Sebagai sebuah bukti dari keikhlasan beliau ketika ada guru-guru yang
mengusulkan agar membuat papan nama pondok di tepi jalan beliau tidak langsung
mengabulkan permintaan tersebut. Namun karena beberapa kali guru-guru tetap
mengusulkan dengan alasan banyak wali santri yang tidak tahu lokasi pondok dan
sering kesasar dan bingung mencari alamat pondok, baru tersebut dikabulkan tiga
tahun sebelum beliau wafat.
Demikian pula beliau dalam rekrutmen/seleksi guru-guru, maka yang pertama kali
dilihat adalah keikhlasannya.

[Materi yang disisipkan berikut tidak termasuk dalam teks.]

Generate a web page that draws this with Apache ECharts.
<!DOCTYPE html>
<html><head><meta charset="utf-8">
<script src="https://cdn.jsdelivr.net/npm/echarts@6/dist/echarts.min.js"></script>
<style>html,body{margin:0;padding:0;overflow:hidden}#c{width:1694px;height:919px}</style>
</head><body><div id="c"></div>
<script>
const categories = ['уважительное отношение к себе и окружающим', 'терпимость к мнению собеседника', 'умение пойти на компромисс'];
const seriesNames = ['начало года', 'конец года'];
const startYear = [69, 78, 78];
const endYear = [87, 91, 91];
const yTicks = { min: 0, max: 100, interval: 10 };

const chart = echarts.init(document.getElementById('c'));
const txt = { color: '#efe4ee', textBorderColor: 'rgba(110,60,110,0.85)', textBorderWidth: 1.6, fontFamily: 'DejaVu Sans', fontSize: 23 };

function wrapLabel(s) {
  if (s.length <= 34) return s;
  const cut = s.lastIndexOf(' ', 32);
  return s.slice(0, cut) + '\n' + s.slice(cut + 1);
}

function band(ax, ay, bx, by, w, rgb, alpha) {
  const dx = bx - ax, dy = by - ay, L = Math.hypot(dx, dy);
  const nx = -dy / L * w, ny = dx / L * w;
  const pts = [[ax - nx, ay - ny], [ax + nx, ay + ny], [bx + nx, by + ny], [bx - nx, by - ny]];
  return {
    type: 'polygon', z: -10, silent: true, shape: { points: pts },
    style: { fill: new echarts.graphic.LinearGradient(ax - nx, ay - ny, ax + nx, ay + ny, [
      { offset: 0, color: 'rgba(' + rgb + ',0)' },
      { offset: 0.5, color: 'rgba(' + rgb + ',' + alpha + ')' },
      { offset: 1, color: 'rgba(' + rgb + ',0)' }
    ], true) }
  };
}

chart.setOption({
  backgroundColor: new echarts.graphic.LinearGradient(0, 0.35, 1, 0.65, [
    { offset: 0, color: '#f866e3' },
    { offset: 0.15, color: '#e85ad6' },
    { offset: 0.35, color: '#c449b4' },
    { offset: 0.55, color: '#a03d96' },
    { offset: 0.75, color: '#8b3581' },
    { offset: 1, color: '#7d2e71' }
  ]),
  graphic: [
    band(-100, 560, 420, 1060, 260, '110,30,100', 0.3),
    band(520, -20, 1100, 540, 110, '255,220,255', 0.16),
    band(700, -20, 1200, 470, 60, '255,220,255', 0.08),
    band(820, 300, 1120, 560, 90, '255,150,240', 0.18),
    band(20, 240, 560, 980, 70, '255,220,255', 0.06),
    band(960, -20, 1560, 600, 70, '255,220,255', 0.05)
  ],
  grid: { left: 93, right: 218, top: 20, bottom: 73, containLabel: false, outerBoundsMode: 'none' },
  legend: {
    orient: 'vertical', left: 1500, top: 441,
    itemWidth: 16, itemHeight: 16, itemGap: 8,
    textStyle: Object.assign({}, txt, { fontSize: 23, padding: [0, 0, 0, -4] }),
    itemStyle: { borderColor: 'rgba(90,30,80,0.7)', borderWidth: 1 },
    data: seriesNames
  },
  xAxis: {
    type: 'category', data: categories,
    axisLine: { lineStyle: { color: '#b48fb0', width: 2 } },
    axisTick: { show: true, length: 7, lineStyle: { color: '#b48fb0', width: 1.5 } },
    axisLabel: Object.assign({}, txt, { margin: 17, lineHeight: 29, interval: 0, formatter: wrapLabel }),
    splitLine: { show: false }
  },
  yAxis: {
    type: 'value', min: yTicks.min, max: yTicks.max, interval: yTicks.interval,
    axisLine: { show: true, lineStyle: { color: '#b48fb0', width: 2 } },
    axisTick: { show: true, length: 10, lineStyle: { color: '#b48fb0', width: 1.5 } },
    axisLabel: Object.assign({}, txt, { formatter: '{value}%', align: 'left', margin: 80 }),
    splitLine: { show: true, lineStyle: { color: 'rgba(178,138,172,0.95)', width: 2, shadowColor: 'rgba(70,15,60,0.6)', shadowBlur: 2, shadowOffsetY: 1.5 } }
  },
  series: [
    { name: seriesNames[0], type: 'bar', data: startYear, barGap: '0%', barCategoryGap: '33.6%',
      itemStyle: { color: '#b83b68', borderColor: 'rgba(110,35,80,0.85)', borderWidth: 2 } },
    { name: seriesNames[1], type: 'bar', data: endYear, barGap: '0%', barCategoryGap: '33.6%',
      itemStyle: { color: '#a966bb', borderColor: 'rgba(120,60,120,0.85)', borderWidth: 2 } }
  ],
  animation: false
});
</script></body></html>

Para guru baru yang mau mengajar di pondok, diuji
tingkat keikhlasannya, bahkan beliau tidak memperhatikan selama satu tahun.

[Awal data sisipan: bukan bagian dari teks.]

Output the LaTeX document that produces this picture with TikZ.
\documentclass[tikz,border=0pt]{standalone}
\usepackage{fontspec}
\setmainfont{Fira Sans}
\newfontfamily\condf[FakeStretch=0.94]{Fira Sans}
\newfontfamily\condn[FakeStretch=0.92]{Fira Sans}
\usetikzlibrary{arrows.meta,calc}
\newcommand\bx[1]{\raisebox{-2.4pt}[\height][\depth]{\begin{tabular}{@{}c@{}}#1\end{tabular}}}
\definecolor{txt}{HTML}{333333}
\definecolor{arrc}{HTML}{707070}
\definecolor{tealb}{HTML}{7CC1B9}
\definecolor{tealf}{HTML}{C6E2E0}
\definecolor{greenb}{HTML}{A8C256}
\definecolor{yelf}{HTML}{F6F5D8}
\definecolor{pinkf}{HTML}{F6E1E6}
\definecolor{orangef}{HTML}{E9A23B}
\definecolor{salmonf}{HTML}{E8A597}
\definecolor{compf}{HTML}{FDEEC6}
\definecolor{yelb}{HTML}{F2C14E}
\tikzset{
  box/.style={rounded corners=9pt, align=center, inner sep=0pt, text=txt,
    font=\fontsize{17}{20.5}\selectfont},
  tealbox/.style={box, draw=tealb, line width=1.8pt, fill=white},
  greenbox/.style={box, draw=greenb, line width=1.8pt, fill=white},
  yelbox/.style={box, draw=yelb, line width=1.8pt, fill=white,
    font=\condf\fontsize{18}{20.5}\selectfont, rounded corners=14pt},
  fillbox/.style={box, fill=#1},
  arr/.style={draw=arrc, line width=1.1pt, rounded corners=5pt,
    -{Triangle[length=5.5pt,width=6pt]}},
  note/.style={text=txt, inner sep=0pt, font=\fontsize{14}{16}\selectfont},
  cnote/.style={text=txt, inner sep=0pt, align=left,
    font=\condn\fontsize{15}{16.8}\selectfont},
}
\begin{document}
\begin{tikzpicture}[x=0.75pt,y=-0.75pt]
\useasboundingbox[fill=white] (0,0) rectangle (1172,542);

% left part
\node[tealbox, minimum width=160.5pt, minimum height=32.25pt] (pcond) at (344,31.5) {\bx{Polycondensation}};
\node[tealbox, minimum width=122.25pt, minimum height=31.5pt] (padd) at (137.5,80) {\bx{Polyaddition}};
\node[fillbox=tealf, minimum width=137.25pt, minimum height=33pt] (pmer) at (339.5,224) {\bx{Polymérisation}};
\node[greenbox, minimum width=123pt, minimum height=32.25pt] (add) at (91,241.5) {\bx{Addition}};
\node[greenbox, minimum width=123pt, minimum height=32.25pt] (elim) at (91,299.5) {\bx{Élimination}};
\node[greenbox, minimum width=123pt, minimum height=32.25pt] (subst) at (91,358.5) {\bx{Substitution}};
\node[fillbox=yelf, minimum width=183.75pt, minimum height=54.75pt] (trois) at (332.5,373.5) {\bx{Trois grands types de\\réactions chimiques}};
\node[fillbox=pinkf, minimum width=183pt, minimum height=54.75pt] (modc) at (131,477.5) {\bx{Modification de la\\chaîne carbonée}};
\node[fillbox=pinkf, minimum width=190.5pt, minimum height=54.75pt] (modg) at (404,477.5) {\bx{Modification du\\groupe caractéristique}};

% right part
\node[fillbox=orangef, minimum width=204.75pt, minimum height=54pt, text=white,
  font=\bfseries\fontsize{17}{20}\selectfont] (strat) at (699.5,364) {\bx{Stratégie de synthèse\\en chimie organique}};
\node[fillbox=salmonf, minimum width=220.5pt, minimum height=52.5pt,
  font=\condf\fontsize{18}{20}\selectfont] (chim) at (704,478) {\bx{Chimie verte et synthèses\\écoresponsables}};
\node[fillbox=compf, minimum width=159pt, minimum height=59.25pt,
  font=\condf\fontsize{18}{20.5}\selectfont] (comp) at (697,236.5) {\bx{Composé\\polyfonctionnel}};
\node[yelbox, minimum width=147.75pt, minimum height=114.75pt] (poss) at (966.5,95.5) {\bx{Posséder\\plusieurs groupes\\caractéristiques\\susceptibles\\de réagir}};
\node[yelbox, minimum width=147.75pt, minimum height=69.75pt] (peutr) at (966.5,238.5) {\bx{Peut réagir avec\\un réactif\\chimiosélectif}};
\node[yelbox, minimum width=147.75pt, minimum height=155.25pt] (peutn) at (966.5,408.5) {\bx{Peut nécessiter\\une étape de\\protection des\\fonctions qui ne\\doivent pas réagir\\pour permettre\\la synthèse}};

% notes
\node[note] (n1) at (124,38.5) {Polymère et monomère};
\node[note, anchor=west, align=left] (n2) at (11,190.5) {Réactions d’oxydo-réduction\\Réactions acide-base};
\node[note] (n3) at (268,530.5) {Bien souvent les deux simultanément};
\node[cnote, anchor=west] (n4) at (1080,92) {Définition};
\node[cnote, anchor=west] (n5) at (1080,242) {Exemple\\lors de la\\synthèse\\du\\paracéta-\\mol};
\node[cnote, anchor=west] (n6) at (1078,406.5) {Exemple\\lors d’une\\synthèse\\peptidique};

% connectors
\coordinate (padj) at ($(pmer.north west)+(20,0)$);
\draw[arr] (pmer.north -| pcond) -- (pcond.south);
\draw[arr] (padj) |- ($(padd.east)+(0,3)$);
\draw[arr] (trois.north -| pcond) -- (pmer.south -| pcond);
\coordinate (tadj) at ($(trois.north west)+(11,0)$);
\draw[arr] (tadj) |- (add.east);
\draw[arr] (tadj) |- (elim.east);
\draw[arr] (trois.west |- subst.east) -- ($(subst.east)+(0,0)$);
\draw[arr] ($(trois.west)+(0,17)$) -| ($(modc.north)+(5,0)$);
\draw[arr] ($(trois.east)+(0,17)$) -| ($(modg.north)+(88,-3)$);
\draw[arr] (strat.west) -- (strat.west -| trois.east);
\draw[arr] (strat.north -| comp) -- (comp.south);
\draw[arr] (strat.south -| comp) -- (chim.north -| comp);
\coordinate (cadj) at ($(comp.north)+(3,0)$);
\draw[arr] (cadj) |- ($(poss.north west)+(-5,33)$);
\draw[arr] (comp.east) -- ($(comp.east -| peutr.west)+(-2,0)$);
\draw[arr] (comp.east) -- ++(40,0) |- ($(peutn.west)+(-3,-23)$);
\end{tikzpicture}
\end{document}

Karena beliau berpendapat bahwa apabila gurunya tidak ikhlas akan menularkan ilmu
yang tidak ikhlas pula.
Tawadlu’
Walaupun beliau sebagai ulama
besar yang dihormati dan disegani, baik di dalam maupun di luar negeri, dan
kebesaran beliau diakui oleh Sayyid Muhammad sehingga pada saat beliau datang
ke Mekkah di majlis ta’lim Sayyid Muhammad diberikan kesempatan untuk
memberikan sambutan / taujihat pada jamaah haji dan para ulama sedunia yang
berkumpul di majlis tersebut, dan juga dalam acara haul Nabiyullah Nuh AS di
Yaman beliau senantiasa mengelak ketika diminta untuk memberikan sambutan,
tetapi pada kunjungan yang terakhir beliau mau memberikan sambutan namun tetap
dengan sikap tawadlu’ beliau mengatakan bahwa tidak bermaksud memberikan
nasehat kepada yang hadir yang kebanyakan terdiri dari para ulama dan auliya’,
tetapi nasehat tersebut ditujukan untuk santri-santri beliau yang belajar di
sana.
Beliau senantiasa menunjukkan sikap tawadlu’ dalam kehidupan sehari-hari dan
sama sekali tidak menunjukkan bahwa beliau adalah orang besar. Siapapun tamu
yang datang dilayani dengan ramah bahkan apabila menyajikan makanan beliau
sering mengangkat sendiri sajian makanan dari dapur dan menyuguhkannya kepada
para tamu.
Diantara doa yang menunjukkan sikap dan sifat tawadlu’nya tersebut dengan
senantiasa memanjatkan do’a agar beliau dan putra-putra serta murid-muridnya
dijadikan orang-orang yang memiliki kebesaran tetapi tersembunyi (minal
masturiin).
Kesederhanaan Pribadi
Ust. Hasan
Apabila orang bertemu dengan Ust.
Hasan Baharun dan orang tersebut sebelumnya belum mengenal beliau maka
orang tersebut tidak akan menyangka bahwa ust Hasan adalah Ulama besar yang
sangat dihormati dan disegani karena beliau memang mempunyai penampilan yang
sangat sederhana, pakaian yang dipakai sehari-hari di dalam pondok dan ketika
keluar pondok biasa-bisa saja yaitu memakai gamis dan kopyah putih tanpa imamah
dan rihda kecuali apabila beliau akan menyampaikan ceramah atau menghadiri
majlispertemuan yang harus menampilkan sebagai sosok untuk menjaga
kehormatan dan kebesaran serta kewibawaan Ulama. Maka beliau akan berpakain
lengkap dengan jubah kebesarannnya.
Selain kesederhanaan dalam berpakaian beliau juga memiliki kesederhanaan
dalam pola kehidupan sehari-hari, banyak orang yang tertarik dan
menaruh simpati kepada beliau ketika membandingkan fasilitas pondok yang serba
lengkap dan baik dengan rumah beliau yang atapnya rusak dan sering bocor karena
tidak sempat untuk diperbaiki serta perabot rumah tangga yang semuanya serba
biasa-biasa saja, hal ini sudsah menjadi pilihan beliau yang lebih
terkonsentrasi memikirkan bagaimana memenuhi fasilitas santri.